» Problem description
Produce an exact transcription of the listing below, omitting the pictures.
* START *
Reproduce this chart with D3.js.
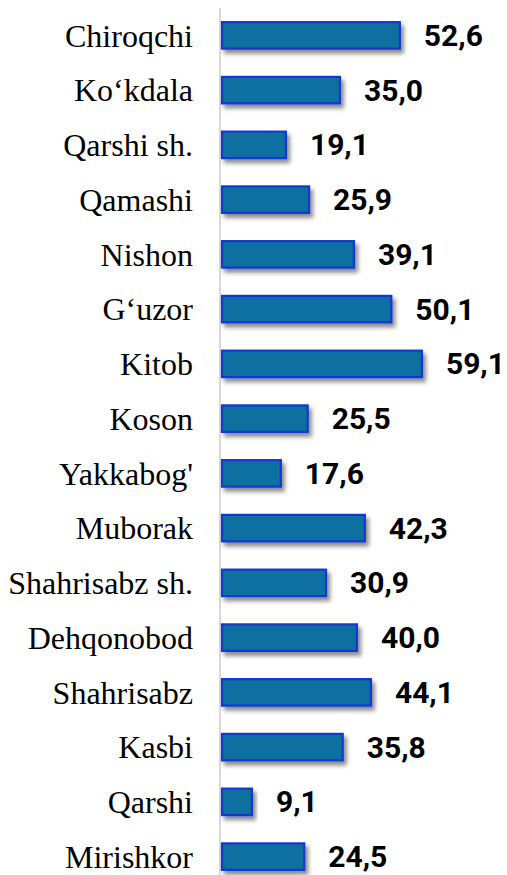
<!DOCTYPE html>
<html><head><meta charset="utf-8">
<script src="https://cdn.jsdelivr.net/npm/d3@7"></script>
<style>html,body{margin:0;padding:0;background:#fff;}</style>
</head><body>
<svg id="c" width="507" height="875"></svg>
<script>
const categories = ["Chiroqchi","Ko‘kdala","Qarshi sh.","Qamashi","Nishon","G‘uzor","Kitob","Koson","Yakkabog'","Muborak","Shahrisabz sh.","Dehqonobod","Shahrisabz ","Kasbi","Qarshi","Mirishkor"];
const values = [52.6,35.0,19.1,25.9,39.1,50.1,59.1,25.5,17.6,42.3,30.9,40.0,44.1,35.8,9.1,24.5];
const valueLabels = ["52,6","35,0","19,1","25,9","39,1","50,1","59,1","25,5","17,6","42,3","30,9","40,0","44,1","35,8","9,1","24,5"];

const svg = d3.select("#c");
const x = d3.scaleLinear().domain([0, 60]).range([221, 425]);
const y = d3.scaleBand().domain(categories).range([8, 884]).paddingInner(0.48).paddingOuter(0.24);

const defs = svg.append("defs");
const f = defs.append("filter").attr("id","sh").attr("x","-10%").attr("y","-30%").attr("width","130%").attr("height","180%");
f.append("feDropShadow").attr("dx",3).attr("dy",4).attr("stdDeviation",2.2).attr("flood-color","#000").attr("flood-opacity",0.45);

svg.append("line").attr("x1",220).attr("x2",220).attr("y1",8).attr("y2",875)
  .attr("stroke","#d9d9d9").attr("stroke-width",2);

svg.append("g").selectAll("rect").data(values).join("rect")
  .attr("x", x(0)+1)
  .attr("y", (d,i)=>y(categories[i])+1)
  .attr("width", d=>x(d)-x(0)-1)
  .attr("height", y.bandwidth()-2)
  .attr("fill","#0B6FA0")
  .attr("stroke","#1238D0")
  .attr("stroke-width",2.2)
  .attr("filter","url(#sh)");

svg.append("g").selectAll("text").data(categories).join("text")
  .attr("x",193)
  .attr("y",(d)=>y(d)+y.bandwidth()/2)
  .attr("dy","0.35em")
  .attr("text-anchor","end")
  .attr("font-family","Liberation Serif")
  .attr("font-size",32)
  .attr("fill","#000")
  .text(d=>d);

svg.append("g").selectAll("text").data(values).join("text")
  .attr("x",(d)=>x(d)+24)
  .attr("y",(d,i)=>y(categories[i])+y.bandwidth()/2)
  .attr("dy","0.35em")
  .attr("font-family","Roboto")
  .attr("font-weight",700)
  .attr("font-size",30)
  .attr("fill","#000")
  .text((d,i)=>valueLabels[i]);
</script>
</body></html>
* END *
» Reply to the task
Reproduce this chart with D3.js.
<!DOCTYPE html>
<html><head><meta charset="utf-8">
<script src="https://cdn.jsdelivr.net/npm/d3@7"></script>
<style>html,body{margin:0;padding:0;background:#fff;}</style>
</head><body>
<svg id="c" width="507" height="875"></svg>
<script>
const categories = ["Chiroqchi","Ko‘kdala","Qarshi sh.","Qamashi","Nishon","G‘uzor","Kitob","Koson","Yakkabog'","Muborak","Shahrisabz sh.","Dehqonobod","Shahrisabz ","Kasbi","Qarshi","Mirishkor"];
const values = [52.6,35.0,19.1,25.9,39.1,50.1,59.1,25.5,17.6,42.3,30.9,40.0,44.1,35.8,9.1,24.5];
const valueLabels = ["52,6","35,0","19,1","25,9","39,1","50,1","59,1","25,5","17,6","42,3","30,9","40,0","44,1","35,8","9,1","24,5"];

const svg = d3.select("#c");
const x = d3.scaleLinear().domain([0, 60]).range([221, 425]);
const y = d3.scaleBand().domain(categories).range([8, 884]).paddingInner(0.48).paddingOuter(0.24);

const defs = svg.append("defs");
const f = defs.append("filter").attr("id","sh").attr("x","-10%").attr("y","-30%").attr("width","130%").attr("height","180%");
f.append("feDropShadow").attr("dx",3).attr("dy",4).attr("stdDeviation",2.2).attr("flood-color","#000").attr("flood-opacity",0.45);

svg.append("line").attr("x1",220).attr("x2",220).attr("y1",8).attr("y2",875)
  .attr("stroke","#d9d9d9").attr("stroke-width",2);

svg.append("g").selectAll("rect").data(values).join("rect")
  .attr("x", x(0)+1)
  .attr("y", (d,i)=>y(categories[i])+1)
  .attr("width", d=>x(d)-x(0)-1)
  .attr("height", y.bandwidth()-2)
  .attr("fill","#0B6FA0")
  .attr("stroke","#1238D0")
  .attr("stroke-width",2.2)
  .attr("filter","url(#sh)");

svg.append("g").selectAll("text").data(categories).join("text")
  .attr("x",193)
  .attr("y",(d)=>y(d)+y.bandwidth()/2)
  .attr("dy","0.35em")
  .attr("text-anchor","end")
  .attr("font-family","Liberation Serif")
  .attr("font-size",32)
  .attr("fill","#000")
  .text(d=>d);

svg.append("g").selectAll("text").data(values).join("text")
  .attr("x",(d)=>x(d)+24)
  .attr("y",(d,i)=>y(categories[i])+y.bandwidth()/2)
  .attr("dy","0.35em")
  .attr("font-family","Roboto")
  .attr("font-weight",700)
  .attr("font-size",30)
  .attr("fill","#000")
  .text((d,i)=>valueLabels[i]);
</script>
</body></html>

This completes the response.